Unattractive – We consider this asset class to be unattractive. Consider alternative opportunities.

Least attractive – We consider this asset class to be among the least attractive. Seek more favorable alternative opportunities.

Note: For equities, we have collapsed “Most Attractive” with “Attractive” and “Least Attractive” with “Unattractive” from the five-tier rating system that is found in the Equity Compass into three tiers.

Nontraditional asset classes are alternative investments that include hedge funds, private equity, real estate, and managed futures (collectively, alternative investments). Interests of alternative investment funds are sold only to qualified investors, and only by means of offering documents that include information about the risks, performance and expenses of alternative investment funds, and which clients are urged to read carefully before subscribing and retain. An investment in an alternative investment fund is speculative and involves significant risks. Specifically, these investments (1) are not mutual funds and are not subject to the same regulatory requirements as mutual funds; (2) may have performance that is volatile, and investors may lose all or a substantial amount of their investment; (3) may engage in leverage and other speculative investment practices that may increase the risk of investment loss; (4) are long-term, illiquid investments; there is generally no secondary market for the interests of a fund, and none is expected to develop; (5) interests of alternative investment funds typically will be illiquid and subject to restrictions on transfer; (6) may not be required to provide periodic pricing or valuation information to investors; (7) generally involve complex tax strategies and there may be delays in distributing tax information to investors; (8) are subject to high fees, including management fees and other fees and expenses, all of which will reduce profits.
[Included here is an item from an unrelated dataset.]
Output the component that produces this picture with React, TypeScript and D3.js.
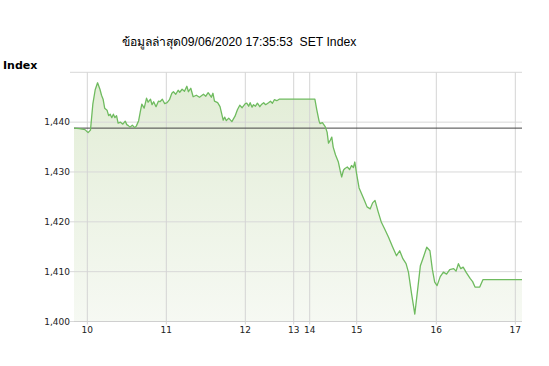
import React from "react";
import * as d3 from "d3";

const title = "ข้อมูลล่าสุด09/06/2020 17:35:53  SET Index";
const yTitle = "Index";
const prevClose = 1438.8;

// time (decimal hours) and index values
const times: number[] = [
  9.83, 9.9, 9.97, 10.01, 10.04, 10.07, 10.1, 10.13, 10.16, 10.18, 10.2, 10.22, 10.25, 10.27, 10.29,
  10.31, 10.33, 10.35, 10.37, 10.39, 10.42, 10.45, 10.48, 10.5, 10.52, 10.54, 10.57, 10.6, 10.62,
  10.65, 10.67, 10.69, 10.72, 10.75, 10.77, 10.8, 10.82, 10.84, 10.87, 10.9, 10.92, 10.95, 10.98,
  11.01, 11.04, 11.07, 11.09, 11.12, 11.15, 11.17, 11.2, 11.23, 11.26, 11.28, 11.31, 11.34, 11.38,
  11.42, 11.47, 11.5, 11.53, 11.57, 11.59, 11.61, 11.65, 11.68, 11.72, 11.74, 11.76, 11.79, 11.83,
  11.87, 11.9, 11.93, 11.96, 12.0, 12.03, 12.07, 12.1, 12.14, 12.17, 12.21, 12.25, 12.3, 12.34,
  12.38, 12.42, 12.48, 12.52, 12.56, 12.6, 12.65, 12.7, 12.75, 14.11, 14.15, 14.2, 14.22, 14.27,
  14.33, 14.37, 14.4, 14.44, 14.47, 14.5, 14.55, 14.61, 14.65, 14.68, 14.72, 14.75, 14.8, 14.85,
  14.89, 14.93, 14.96, 15.0, 15.03, 15.06, 15.1, 15.13, 15.17, 15.2, 15.23, 15.27, 15.31, 15.35,
  15.4, 15.45, 15.5, 15.54, 15.58, 15.62, 15.65, 15.69, 15.73, 15.77, 15.8, 15.84, 15.88, 15.92,
  15.95, 15.98, 16.01, 16.05, 16.09, 16.13, 16.17, 16.22, 16.25, 16.28, 16.31, 16.34, 16.38, 16.43,
  16.46, 16.49, 16.55, 16.59, 17.09,
];
const values: number[] = [
  1438.8, 1438.7, 1438.5, 1437.9, 1438.4, 1443.6, 1446.5, 1447.9, 1446.6, 1445.4, 1444.6, 1442.8, 1442.4, 1441.3, 1441.6,
  1440.9, 1441.6, 1440.9, 1441.3, 1439.8, 1440.0, 1439.6, 1440.2, 1439.5, 1439.3, 1439.0, 1439.4, 1438.9, 1439.2,
  1440.3, 1442.0, 1443.6, 1442.8, 1444.8, 1444.0, 1444.6, 1443.5, 1444.1, 1443.1, 1444.2, 1444.1, 1444.6, 1443.7,
  1443.9, 1444.5, 1445.8, 1446.1, 1445.6, 1446.4, 1446.0, 1446.6, 1446.2, 1447.2, 1446.1, 1446.8, 1445.1, 1445.4,
  1445.0, 1445.6, 1445.2, 1445.9, 1445.0, 1445.8, 1444.2, 1443.9, 1443.1, 1440.4, 1441.0, 1440.3, 1440.8, 1440.1,
  1441.2, 1442.5, 1443.4, 1442.9, 1443.7, 1443.8, 1443.2, 1443.9, 1443.0, 1443.5, 1443.2, 1443.8, 1443.1, 1443.6,
  1443.9, 1443.5, 1443.9, 1444.2, 1443.8, 1444.5, 1444.3, 1444.6, 1444.6, 1444.6, 1442.5, 1440.2, 1439.7, 1439.9,
  1439.1, 1438.0, 1435.8, 1436.4, 1437.0, 1435.0, 1433.4, 1432.0, 1430.2, 1429.0, 1430.4, 1430.7, 1431.0, 1430.5,
  1431.3, 1430.9, 1432.0, 1429.5, 1426.8, 1425.7, 1424.2, 1423.0, 1422.6, 1423.8, 1424.3, 1422.0, 1419.9, 1418.6,
  1416.9, 1415.0, 1413.2, 1414.2, 1412.6, 1411.6, 1409.9, 1405.5, 1401.5, 1407.0, 1411.2, 1413.0, 1414.9, 1414.2,
  1410.5, 1407.9, 1407.2, 1409.0, 1409.9, 1409.5, 1410.4, 1410.6, 1410.1, 1411.6, 1410.6, 1410.9, 1409.8, 1408.6,
  1408.0, 1406.9, 1406.9, 1408.4, 1408.4,
];

const xTicks: number[] = [10, 11, 12, 13, 14, 15, 16, 17];
const yTicks: number[] = [1400, 1410, 1420, 1430, 1440, 1450];

export default function App() {
  const W = 549;
  const H = 366;
  const left = 74;
  const right = 522;
  const top = 72.3;
  const bottom = 321.5;

  // trading-time axis: lunch break compressed (piecewise linear)
  const x = d3
    .scaleLinear()
    .domain([9.83, 10, 11, 12, 13, 14, 15, 16, 17, 17.09])
    .range([left, 87.3, 166.3, 245.3, 293.7, 309.7, 356.7, 436.3, 515.3, right]);
  const y = d3.scaleLinear().domain([1400, 1450]).range([bottom, top]);

  const data = times.map((t, i) => ({ t, v: values[i] }));
  const line = d3
    .line<{ t: number; v: number }>()
    .x((d) => x(d.t))
    .y((d) => y(d.v));
  const area = d3
    .area<{ t: number; v: number }>()
    .x((d) => x(d.t))
    .y0(bottom)
    .y1((d) => y(d.v));
  const fmt = d3.format(",");

  return (
    <svg width={W} height={H} style={{ position: "absolute", left: 0, top: 0 }}>
      <defs>
        <linearGradient id="fillG" x1="0" y1="0" x2="0" y2="1">
          <stop offset="0%" stopColor="#e2edd6" />
          <stop offset="100%" stopColor="#f6f9f3" />
        </linearGradient>
      </defs>
      <rect width={W} height={H} fill="#fff" />
      <text
        x={122}
        y={46}
        fontFamily="'Liberation Sans', Arial, 'Noto Sans', sans-serif"
        fontSize={12.2}
        fill="#000"
        style={{ whiteSpace: "pre" }}
      >
        {title}
      </text>
      <text x={3} y={69} fontFamily="'DejaVu Sans', Verdana, sans-serif" fontWeight="bold" fontSize={11} fill="#000">
        {yTitle}
      </text>

      <path d={area(data) || ""} fill="url(#fillG)" />

      {yTicks.map((t) => (
        <g key={"y" + t}>
          <line x1={70} x2={right} y1={y(t)} y2={y(t)} stroke="#d8d8d8" strokeWidth={1} />
          {t < 1450 && (
            <text
              x={70}
              y={y(t)}
              dy="0.35em"
              textAnchor="end"
              fontFamily="'DejaVu Sans', Verdana, sans-serif"
              fontSize={9}
              fill="#222"
            >
              {fmt(t)}
            </text>
          )}
        </g>
      ))}
      {xTicks.map((t) => (
        <g key={"x" + t}>
          <line x1={x(t)} x2={x(t)} y1={top} y2={bottom + 3} stroke="#d4d4d4" strokeWidth={1} />
          <text
            x={x(t)}
            y={333}
            textAnchor="middle"
            fontFamily="'DejaVu Sans', Verdana, sans-serif"
            fontSize={9}
            fill="#222"
          >
            {t}
          </text>
        </g>
      ))}
      <line x1={left} x2={right} y1={bottom} y2={bottom} stroke="#cfcfcf" />

      <line x1={left} x2={right} y1={y(prevClose)} y2={y(prevClose)} stroke="#444" strokeWidth={1} />
      <path d={line(data) || ""} fill="none" stroke="#6fbb5f" strokeWidth={1.3} strokeLinejoin="round" />
    </svg>
  );
}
Interests in alternative investment funds are not deposits or obligations of, or guaranteed or endorsed by, any bank or other insured depository institution, and are not federally insured by the Federal Deposit Insurance Corporation, the Federal Reserve Board, or any other governmental agency. Prospective investors should understand these risks and have the financial ability and willingness to accept them for an extended period of time before making an investment in an alternative investment fund, and should consider an alternative investment fund as a supplement to an overall investment program.

In addition to the risks that apply to alternative investments generally, the following are additional risks related to an investment in these strategies:

  • Hedge Fund Risk: There are risks specifically associated with investing in hedge funds, which may include risks associated with investing in short sales, options, small-cap stocks, “junk bonds,” derivatives, distressed securities, non-US securities and illiquid investments.
  • Managed Futures: There are risks specifically associated with investing in managed futures programs. For example, not all managers focus on all strategies at all times, and managed futures strategies may have material directional elements.
  • Real Estate: There are risks specifically associated with investing in real estate products and real estate investment trusts. They involve risks associated with debt, adverse changes in general economic or local market conditions, changes in governmental, tax, real estate and zoning laws or regulations, risks associated with capital calls and, for some real estate products, the risks associated with the ability to qualify for favorable treatment under the federal tax laws.
  • Private Equity: There are risks specifically associated with investing in private equity. Capital calls can be made on short notice, and the failure to meet capital calls can result in significant adverse consequences including, but not limited to, a total loss of investment.
  • Foreign Exchange/Currency Risk: Investors in securities of issuers located outside of the United States should be aware that even for securities denominated in US dollars, changes in the exchange rate between the US dollar and the issuer’s “home” currency can have unexpected effects on the market value and liquidity of those securities. Those securities may also be affected by other risks (such as political, economic or regulatory changes) that may not be readily known to a US investor.